My 'fixation' is about a workable law, based on identifiable points and robust clear legal definitions that works to prevent harm and balance the needs of ALL.
You can't do that around 'feelings in your head' and sexist perceptions of the aesthetics of what makes a woman.
Why are women abused and harmed? Why are they discriminated against? Why were laws to protect them set up in the first place? What is it that makes womens healthcare a Cinderella service? Why is it that women are significantly more likely to be the victims of domestic abuse? What is it that means women are significantly more likely to be the victim of sexual abuse? Are there more or less women in prison than men? And are the types of offences similar or massively different? Why was women's sport invented? Why were women's toilets promoted in the UK and then by charities in the developing world? What children are/were most likely to be the victims of infanticide? Why are women treated differently in Afghanistan? There's so many areas where there is an impact from sex. From data collection, to research and product development. I could carry on.
Just because you don't like your sex and don't want to admit to your sex, your sex still exists.
You are totally oblivious to all of this. You dismiss it as irrelevant or unimportant. That's arrogant and absolutely tone deaf to a point it's grossly offensive.
All these issues haven't changed because some bloke came along, decided he wasn't a man anymore and that he should get access to womens spaces and demand he is treated 'like a woman'.
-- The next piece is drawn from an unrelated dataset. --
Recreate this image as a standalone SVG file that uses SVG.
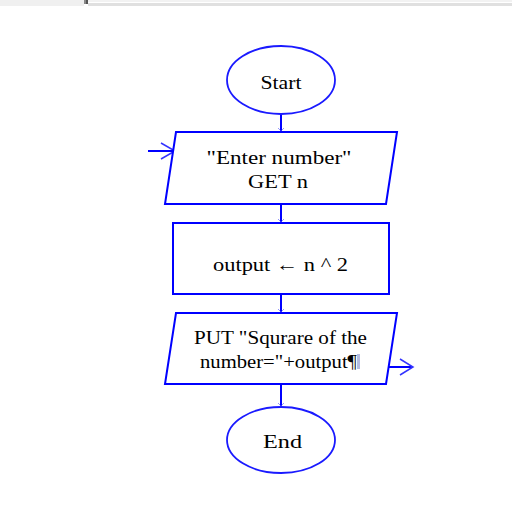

The very concept of a 'cis woman' with privilege over men - especially considering the pattern is that the majority didn't and still don't transition until much later in life (ironically the opposite to what's going on with women and girls) so have those years of privilege being a boy and a man, is so deeply offensive I don't know where to start. It drips with sexism. Everything about telling a woman that hey we are redefining what a woman is (but notably there isn't the same attention paid to destroying the word man) drips with sexism.
It is all about power and control. It always has been.
The idea that sex is about the cellure arrangement of your body is massively offensive too. Women's lives ARE defines in multiple ways by their reproductive ability (including it's lack of) and our sexual functions. Women understand this because we live it.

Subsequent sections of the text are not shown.